More than 37,000 donors contributed to the multi-year, international effort to provide women with new educational opportunities and prepare a new generation of global women leaders. The campaign was launched publicly in 2012 with a goal of $450 million.

About the Campaign and Women’s Philanthropy

Smith’s Women for the World campaign demonstrates several trends in women’s philanthropy, says Beth Balmuth Raffeld, the college’s vice president for development.

Women are becoming bolder in their giving. Smith’s campaign includes 93 gifts of $1 million or more, representing 60 percent of the total raised. Research by the Women’s Philanthropy Institute shows that women, in general, are more charitable than men; however, their largest gifts have tended to come in the form of deferred gifts, rather than from current assets. Women for the World has turned that notion on its head. “Women are closing the giving gap,” says Raffeld, “and that is changing the world.”

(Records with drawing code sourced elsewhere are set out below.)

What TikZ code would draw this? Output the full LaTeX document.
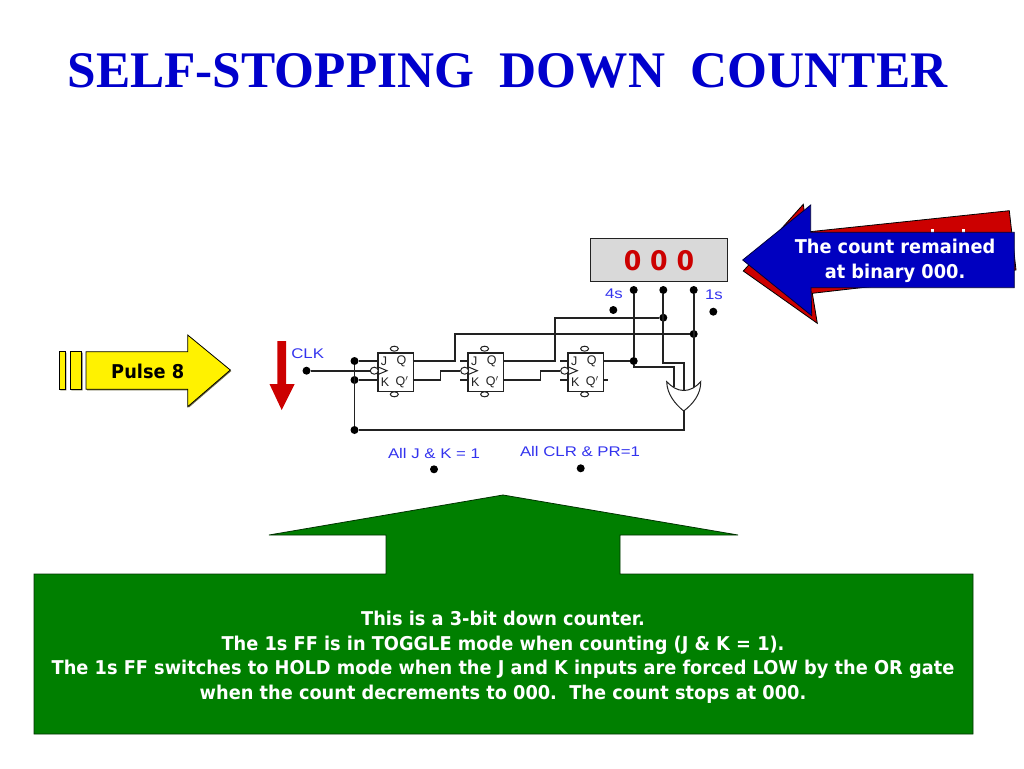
\documentclass[tikz,border=0pt]{standalone}
\usepackage{fontspec}
\setmainfont{Liberation Serif}
\newfontfamily\slidefont[FakeStretch=0.935]{DejaVu Sans}
\newfontfamily\circfont[FakeStretch=1.2]{Liberation Sans}
\newfontfamily\pinfont{Liberation Sans}
\usetikzlibrary{
    arrows.meta,
    positioning,
    shapes.geometric,
    calc
}
\definecolor{titleblue}{RGB}{0,0,204}
\definecolor{circblue}{RGB}{51,51,238}
\definecolor{boxgreen}{RGB}{0,127,0}
\definecolor{arrowred}{RGB}{204,0,0}
\definecolor{arrowblue}{RGB}{0,0,192}
\definecolor{wirecol}{RGB}{34,34,34}
\definecolor{dispgray}{RGB}{217,217,217}

\begin{document}
\begin{tikzpicture}[
    x=1pt, y=-1pt,
    wire/.style={draw=wirecol, line width=1.8pt},
    thinwire/.style={draw=wirecol, line width=1pt},
    jdot/.style={circle, fill=black, inner sep=0pt, minimum size=8pt},
    ffbox/.style={rectangle, draw=wirecol, line width=1.6pt, fill=white, inner sep=0pt, minimum width=35.5pt, minimum height=38.5pt},
    bubble/.style={ellipse, draw=wirecol, line width=1pt, fill=white, inner sep=0pt, minimum width=8pt, minimum height=5pt},
    ffpin/.style={font=\pinfont\fontsize{12.5}{13}\selectfont, text=wirecol, inner sep=0pt},
    circlabel/.style={font=\circfont\fontsize{14}{15}\selectfont, text=circblue, inner sep=0pt},
    slidetext/.style={font=\slidefont\bfseries\fontsize{19}{24.5}\selectfont, align=center, inner sep=0pt}
]
\useasboundingbox (0,0) rectangle (1024,768);

% Title
\node[font=\bfseries\fontsize{51.3}{60}\selectfont, text=titleblue, inner sep=0pt] (title) at (507.5,71) {SELF-STOPPING\ \ DOWN\ \ COUNTER};

% Pulse arrow
\fill[black!65!yellow] (60.3,352.7) rectangle (66.3,390.3) (71.3,352.7) rectangle (82.7,390.3);
\draw[black, line width=0.8pt, fill=yellow] (59.3,351.7) rectangle (65.3,389.3) (70.3,351.7) rectangle (81.7,389.3);
\fill[black!65!yellow] (87,352.7) -- (188.7,352.7) -- (188.7,336) -- (231.3,371) -- (188.7,407.7) -- (188.7,390.3) -- (87,390.3) -- cycle;
\draw[black, line width=0.8pt, fill=yellow] (86,351.7) -- (187.7,351.7) -- (187.7,335) -- (230.3,370) -- (187.7,406.7) -- (187.7,389.3) -- (86,389.3) -- cycle;
\node[slidetext, text=black] (pulse) at (147.7,371.5) {Pulse 8};

% Clock edge arrow
\fill[arrowred] (277.3,341) -- (286,341) -- (286,384) -- (294.7,384) -- (281.7,410) -- (269.5,384) -- (277.3,384) -- cycle;

% Flip-flops
\foreach \i/\xl in {1/377, 2/467.3, 3/567.3} {
    \node[ffbox, anchor=north west] (ff\i) at (\xl,352) {};
    \coordinate (j\i) at (\xl,361);
    \coordinate (k\i) at (\xl,380);
    \coordinate (q\i) at (\xl+35.5,361);
    \coordinate (qn\i) at (\xl+35.5,380);
    \node[bubble] (pr\i) at (\xl+17.3,348.7) {};
    \node[bubble] (clr\i) at (\xl+17.3,394.3) {};
    \node[bubble, minimum height=7pt] (cb\i) at (\xl-2.7,370.7) {};
    \draw[thinwire] (\xl,366.5) -- (\xl+10,370.7) -- (\xl,374.9);
    \node[ffpin] (lj\i) at (\xl+7,361) {J};
    \node[ffpin] (lq\i) at (\xl+24.5,361) {Q};
    \node[ffpin] (lk\i) at (\xl+8,382) {K};
    \node[ffpin] (ln\i) at (\xl+25,382) {Q$'$};
}

% Junctions and terminals
\foreach \n/\px/\py in {clk/306.5/370.7, ja/354.5/361, ka/354.5/380, fb/354.5/430,
    ta/633.7/290, tb/663.3/290, tc/693.7/290, sa/633.7/361, sb/663.3/317.7, sc/693.7/334,
    lf/613.3/310, lo/713.3/311.7, ljk/434/469.3, lcp/580.7/468.3} {
    \node[jdot] (\n) at (\px,\py) {};
}

% OR gate
\coordinate (orl) at (666.7,381.7);
\coordinate (orr) at (700.7,381.7);
\coordinate (ortip) at (683.7,411);
\coordinate (ora) at (674,387);
\coordinate (orb) at (684,390.5);
\coordinate (orc) at (693.7,386.5);
\draw[thinwire, fill=white] (orl) .. controls (672,387) and (677,390.5) .. (orb) .. controls (690,390.5) and (696,387) .. (orr) .. controls (701,394) and (693,404) .. (ortip) .. controls (675,404) and (667,394) .. (orl) -- cycle;

% Wiring
\draw[wire] (clk) -- (cb1.west);
\draw[wire] (ja) -- (j1);
\draw[wire] (ka) -- (k1);
\draw[wire] (ja) -- (fb);
\draw[wire] (q1) -- ++(42.5,0) |- (sc);
\draw[wire] (qn1) -- ++(28,0) |- (cb2.west);
\draw[wire] (q2) -- ++(52.3,0) |- (sb);
\draw[wire] (qn2) -- ++(37.7,0) |- (cb3.west);
\draw[wire] (q3) -- (sa);
\draw[wire] (ta) -- (sa);
\draw[wire] (sa) -- ++(0,6.3) -| (ora);
\draw[wire] (tb) -- ++(0,72.7) -| (orb);
\draw[wire] (tc) -- (orc);
\draw[wire] (ortip) |- (fb);

% Pin stubs
\foreach \i in {2,3} {
    \draw[wire] (j\i) -- ++(-7,0);
    \draw[wire] (k\i) -- ++(-7,0);
}
\draw[wire] (qn3) -- ++(5,0);

% Circuit labels
\node[circlabel] (lclk) at (307.7,354) {CLK};
\node[circlabel] (l4s) at (614,294) {4s};
\node[circlabel] (l1s) at (714,295) {1s};
\node[circlabel] (ljktxt) at (434,453) {All J \& K = 1};
\node[circlabel] (lcptxt) at (580,451.7) {All CLR \& PR=1};

% Count display
\node[rectangle, draw=wirecol, line width=1.2pt, fill=dispgray, minimum width=137.4pt, minimum height=43pt, inner sep=0pt,
    font=\slidefont\bfseries\fontsize{27}{30}\selectfont, text=arrowred] (disp) at (659,260.2) {0 0 0};

% Callout arrows
\draw[black, line width=0.8pt, fill=arrowred] (743.3,271) -- (803.3,204.3) -- (807,232) -- (1009.3,210.7) -- (1016,270) -- (812.3,293.3) -- (817.3,323.3) -- cycle;
\foreach \px in {932,963} {
    \fill[white] (\px-1.5,229) rectangle (\px+1.5,233);
}
\draw[black!70!arrowblue, line width=0.8pt, fill=arrowblue] (742.7,260) -- (810.7,205) -- (810.7,232.3) -- (1014.3,232.3) -- (1014.3,287.7) -- (811,287.7) -- (811.7,315.7) -- cycle;
\node[slidetext, text=white] (remain) at (895,261) {The count remained\\at binary 000.};

% Explanation box
\draw[black!60!boxgreen, line width=0.8pt, fill=boxgreen] (503,495) -- (738,535) -- (620,535) -- (620,574) -- (973,574) -- (973,734) -- (34,734) -- (34,574) -- (386,574) -- (386,535) -- (269,535) -- cycle;
\node[slidetext, text=white] (explain) at (503,657) {This is a 3-bit down counter.\\The 1s FF is in TOGGLE mode when counting (J \& K = 1).\\The 1s FF switches to HOLD mode when the J and K inputs are forced LOW by the OR gate\\when the count decrements to 000.\ \ The count stops at 000.};

\end{tikzpicture}
\end{document}
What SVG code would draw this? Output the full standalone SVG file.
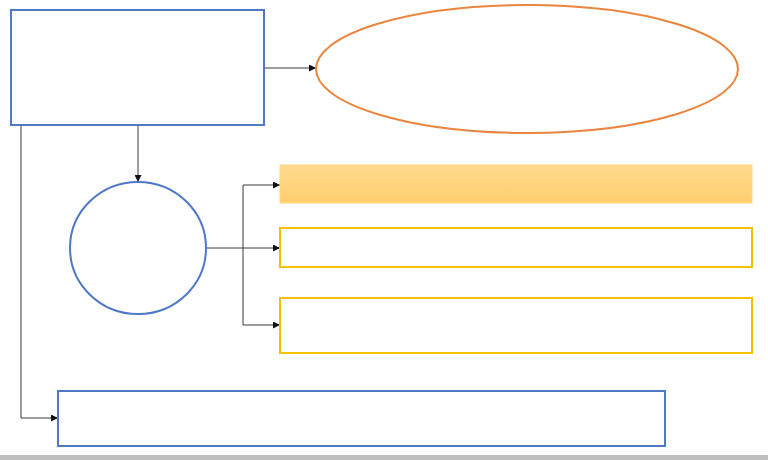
<svg xmlns="http://www.w3.org/2000/svg" width="768" height="460" viewBox="0 0 768 460">
  <defs>
    <marker id="arrow" viewBox="0 0 10 10" refX="10" refY="5" markerWidth="7" markerHeight="7" markerUnits="userSpaceOnUse" orient="auto">
      <path d="M0,0 L10,5 L0,10 z" fill="#111"/>
    </marker>
    <linearGradient id="barFill" x1="0" y1="0" x2="0" y2="1">
      <stop offset="0" stop-color="#FFD98E"/>
      <stop offset="1" stop-color="#FFCE6E"/>
    </linearGradient>
    <style>
      .blue { fill: #fff; stroke: #4F78C6; stroke-width: 2; }
      .orange { fill: #fff; stroke: #E9853F; stroke-width: 2; }
      .yellow { fill: #fff; stroke: #F2C200; stroke-width: 2; }
      .link { fill: none; stroke: #3a3a3a; stroke-width: 1; }
    </style>
  </defs>
  <rect width="768" height="460" fill="#fff"/>
  <rect x="0" y="455" width="768" height="5" fill="#bfbfbf"/>

  <g id="connectors">
    <path class="link" d="M264,68 H316" marker-end="url(#arrow)"/>
    <path class="link" d="M138,125 V182" marker-end="url(#arrow)"/>
    <path class="link" d="M21,125 V418 H58" marker-end="url(#arrow)"/>
    <path class="link" d="M206,248 H243"/>
    <path class="link" d="M243,185 V325"/>
    <path class="link" d="M243,185 H280" marker-end="url(#arrow)"/>
    <path class="link" d="M243,248 H280" marker-end="url(#arrow)"/>
    <path class="link" d="M243,325 H280" marker-end="url(#arrow)"/>
  </g>

  <g id="top-box"><rect class="blue" x="11" y="10" width="253" height="115"/></g>
  <g id="ellipse"><ellipse class="orange" cx="527" cy="69" rx="211" ry="64"/></g>
  <g id="circle"><ellipse class="blue" cx="138" cy="248" rx="68" ry="66"/></g>
  <g id="bar-1"><rect x="280" y="165" width="472" height="38" fill="url(#barFill)" stroke="#FBD688" stroke-width="1"/></g>
  <g id="bar-2"><rect class="yellow" x="280" y="228" width="472" height="39"/></g>
  <g id="bar-3"><rect class="yellow" x="280" y="298" width="472" height="55"/></g>
  <g id="bottom-box"><rect class="blue" x="58" y="391" width="607" height="55"/></g>
</svg>
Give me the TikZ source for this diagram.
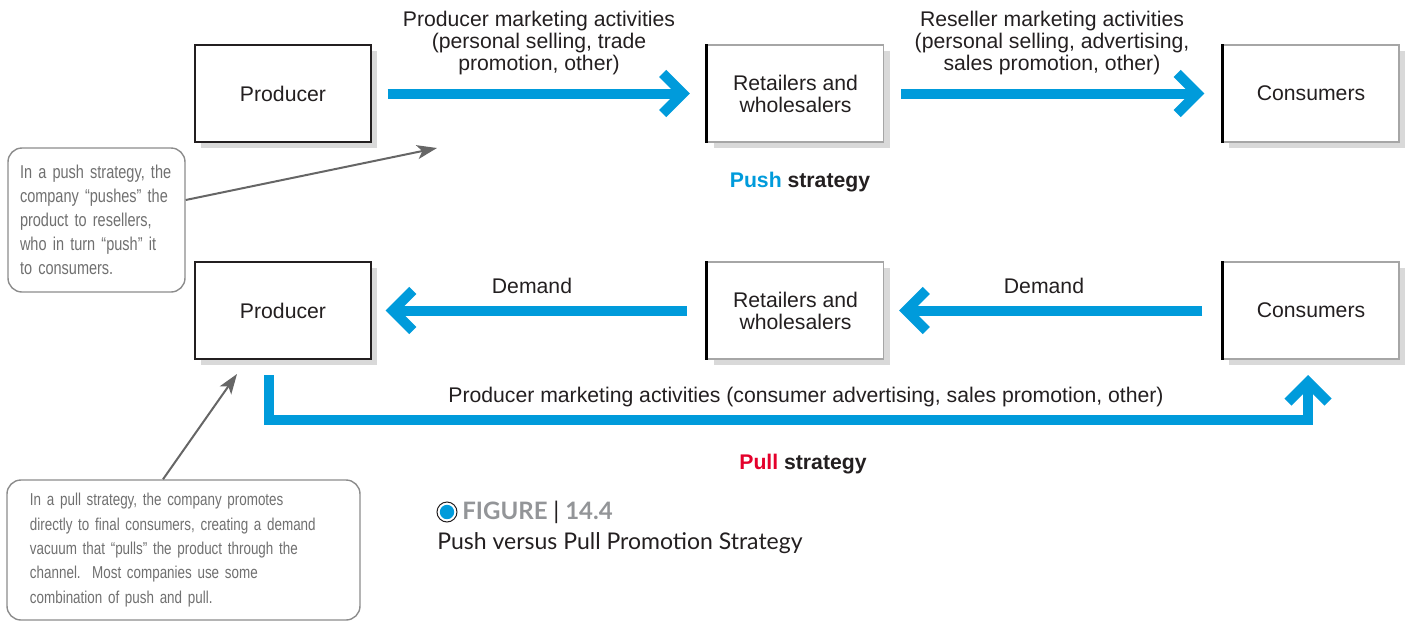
\documentclass[tikz,border=0pt]{standalone}
\usepackage{fontspec}
\setmainfont{Liberation Sans}
\newfontfamily\notefont[FakeStretch=0.78, WordSpace=0.85]{Liberation Sans}
\newfontfamily\capfont{Lato}
\usetikzlibrary{positioning, arrows.meta, calc, shadows}

\definecolor{pushblue}{RGB}{0,155,219}
\definecolor{pullred}{RGB}{228,0,43}
\definecolor{notegray}{RGB}{112,112,112}
\definecolor{noteline}{RGB}{140,140,140}
\definecolor{capgray}{RGB}{147,149,152}
\definecolor{inkblack}{RGB}{35,31,32}

\tikzset{
  stagebox/.style={draw=inkblack, line width=0.7pt, fill=white, minimum width=88pt, minimum height=48.5pt,
    align=center, text=inkblack, font=\fontsize{10.6}{11}\selectfont,
    drop shadow={shadow xshift=3pt, shadow yshift=-3pt, opacity=0.3}},
  channelbox/.style={stagebox, draw=black!35},
  flow/.style={draw=pushblue, line width=5pt, -{Straight Barb[length=10pt, width=20pt]}},
  flowlabel/.style={align=center, text=inkblack, font=\fontsize{10.6}{11}\selectfont},
  strategy/.style={text=inkblack, font=\bfseries\fontsize{10.6}{11}\selectfont},
  note/.style={draw=noteline, line width=0.7pt, rounded corners=7pt, fill=white, align=left,
    text=notegray, font=\notefont\fontsize{9.3}{12}\selectfont, minimum height=72pt},
  pointer/.style={draw=black!60, line width=1pt, -{Stealth[length=10pt, width=7pt, inset=2.5pt]}}
}

\begin{document}
\begin{tikzpicture}[x=0.5pt, y=-0.5pt]
  \useasboundingbox (0,0) rectangle (1405,622);

  % Push strategy row
  \node[stagebox] (prodA) at (283,93.5) {Producer};
  \node[channelbox] (retA) at (795.5,93.5) {Retailers and\\wholesalers};
  \node[channelbox] (conA) at (1311,93.5) {Consumers};
  \draw[line width=1.4pt] (retA.north west) -- (retA.south west);
  \draw[line width=1.4pt] (conA.north west) -- (conA.south west);

  \draw[flow] ([xshift=8pt]prodA.east) -- ([xshift=-8.5pt]retA.west);
  \draw[flow] ([xshift=8.5pt]retA.east) -- ([xshift=-9pt]conA.west);

  \node[flowlabel] (pushtxtA) at (539,43) {Producer marketing activities\\(personal selling, trade\\promotion, other)};
  \node[flowlabel] (pushtxtB) at (1052,43) {Reseller marketing activities\\(personal selling, advertising,\\sales promotion, other)};
  \node[strategy] (pushname) at (800,182) {\textcolor{pushblue}{Push} strategy};

  % Pull strategy row
  \node[stagebox] (prodB) at (283,310.5) {Producer};
  \node[channelbox] (retB) at (795.5,310.5) {Retailers and\\wholesalers};
  \node[channelbox] (conB) at (1311,310.5) {Consumers};
  \draw[line width=1.4pt] (retB.north west) -- (retB.south west);
  \draw[line width=1.4pt] (conB.north west) -- (conB.south west);

  \draw[flow] ([xshift=-10pt]retB.west) -- ([xshift=7pt]prodB.east);
  \draw[flow] ([xshift=-10pt]conB.west) -- ([xshift=7.5pt]retB.east);
  \node[flowlabel] (demandA) at (532,286) {Demand};
  \node[flowlabel] (demandB) at (1044,286) {Demand};

  \coordinate (pullstart) at (269,375);
  \coordinate (pullend) at (1308,375);
  \draw[flow] (pullstart) |- (1308,420) -- (pullend);
  \node[flowlabel] (pulltxt) at (806,397) {Producer marketing activities (consumer advertising, sales promotion, other)};
  \node[strategy] (pullname) at (803,464) {\textcolor{pullred}{Pull} strategy};

  % Callouts
  \node[note, text width=76.5pt, inner xsep=6pt] (noteA) at (96.5,220)
    {In a push strategy, the\\company “pushes” the\\product to resellers,\\who in turn “push” it\\to consumers.};
  \node[note, text width=153.5pt, inner xsep=11.5pt, minimum height=70pt, font=\notefont\fontsize{8.6}{12.15}\selectfont] (noteB) at (183.5,550)
    {In a pull strategy, the company promotes\\directly to final consumers, creating a demand\\vacuum that “pulls” the product through the\\channel.\ \ Most companies use some\\combination of push and pull.};
  \coordinate (pushtip) at (437,148);
  \coordinate (pulltip) at (237,374);
  \draw[pointer] ([yshift=10pt]noteA.east) -- (pushtip);
  \draw[pointer] ([xshift=-10.25pt]noteB.north) -- (pulltip);

  % Figure caption
  \filldraw[draw=inkblack, line width=0.5pt, fill=white] (447,512) circle (5pt);
  \fill[pushblue] (447,512) circle (3.6pt);
  \node[anchor=west, inner sep=0pt, text=capgray, font=\capfont\bfseries\fontsize{12}{14}\selectfont] (figtag) at (462,512)
    {FIGURE \textcolor{inkblack}{\mdseries|} 14.4};
  \node[anchor=west, inner sep=0pt, text=inkblack, font=\capfont\fontsize{11.5}{14}\selectfont] (figtitle) at (437,543)
    {Push versus Pull Promotion Strategy};
\end{tikzpicture}
\end{document}
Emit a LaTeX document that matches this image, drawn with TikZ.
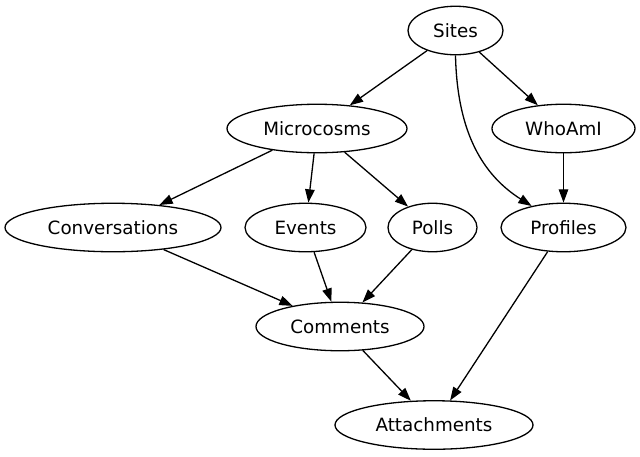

Women can achieve more together than they would individually. Through a philanthropic giving circle led by former Smith College Board of Trustees Chair Elizabeth Mugar Eveillard ’69, eight families from around the world contributed gifts of $10 million or more to Smith’s campaign, for a total of more than $100 million for student scholarships, innovative academic programs and curricular initiatives.

Women’s philanthropy is more broad-based and collaborative than men’s. Through the Promise to the Future gift-matching program, 46 alumnae and friends made gifts of $250,000 or more to support endowed scholarship funds. The Promise to the Future program generated support of $20 million, or 4 percent of the campaign’s total. Support at this level meant that Smith’s “campaign pyramid” was significantly broader than most, subverting the notion that campaign pyramids are becoming steeper and more narrow, and demonstrating women’s tendency toward collaboration and inclusion.

About Smith’s Campaign Priorities

Raffeld, Smith’s vice president for development, says that Women for the World is a vivid example of the power of the Smith community. “We are so grateful for the thousands of alumnae, parents and friends who stepped forward to show their support of women’s education,” she said. “Women are great collaborators, and we are seeing the power of pooled funds for positive impact, shaping the world for generations to come.”

Smith’s Women for the World campaign has transformed the life of the college in many areas. The campaign has made possible:

Close to $130 million for financial aid, including

  • $120.6 million in endowed funds
  • 103 new endowed scholarships
  • Two gifts of $10 million for unrestricted financial aid—among the largest gifts ever to Smith (and to any women’s college). The first of these gifts was used to establish the Promise to the Future gift-matching program. 

$184 million for “Reimagining the Liberal Arts,” including

  • new majors in Middle East studies and in Statistical and Data Sciences (the first such major at a women’s college)
  • new professorships, including the Janet Wright Ketcham ’53 Chair of Middle East Studies
  • new academic initiatives, including the Design Thinking Initiative, and new academic concentrations
  • the new Jill Ker Conway Innovation and Entrepreneurship Center, named for Smith’s seventh president and funded in part with a gift from Nike founder and CEO Phil Knight
  • a new leadership program funded by a $10 million gift from an anonymous donor

Several gifts of art, including Pennsylvania Excavation, a painting by George Bellows, from Mary Gordon Roberts ’60 in honor of her 50th reunion

$71 million for other initiatives, largely unrestricted

$110 million for annual operating support.

About Smith College

Smith’s previous campaign, This Is About Smith, raised $395 million for college priorities between July 1997 and December 2004.

Founded in 1871, Smith College educates women of promise for lives of distinction, developing leaders for society’s challenges. The largest women’s liberal arts college in the United States, Smith enrolls 2,600 students from nearly every state and 62 other countries.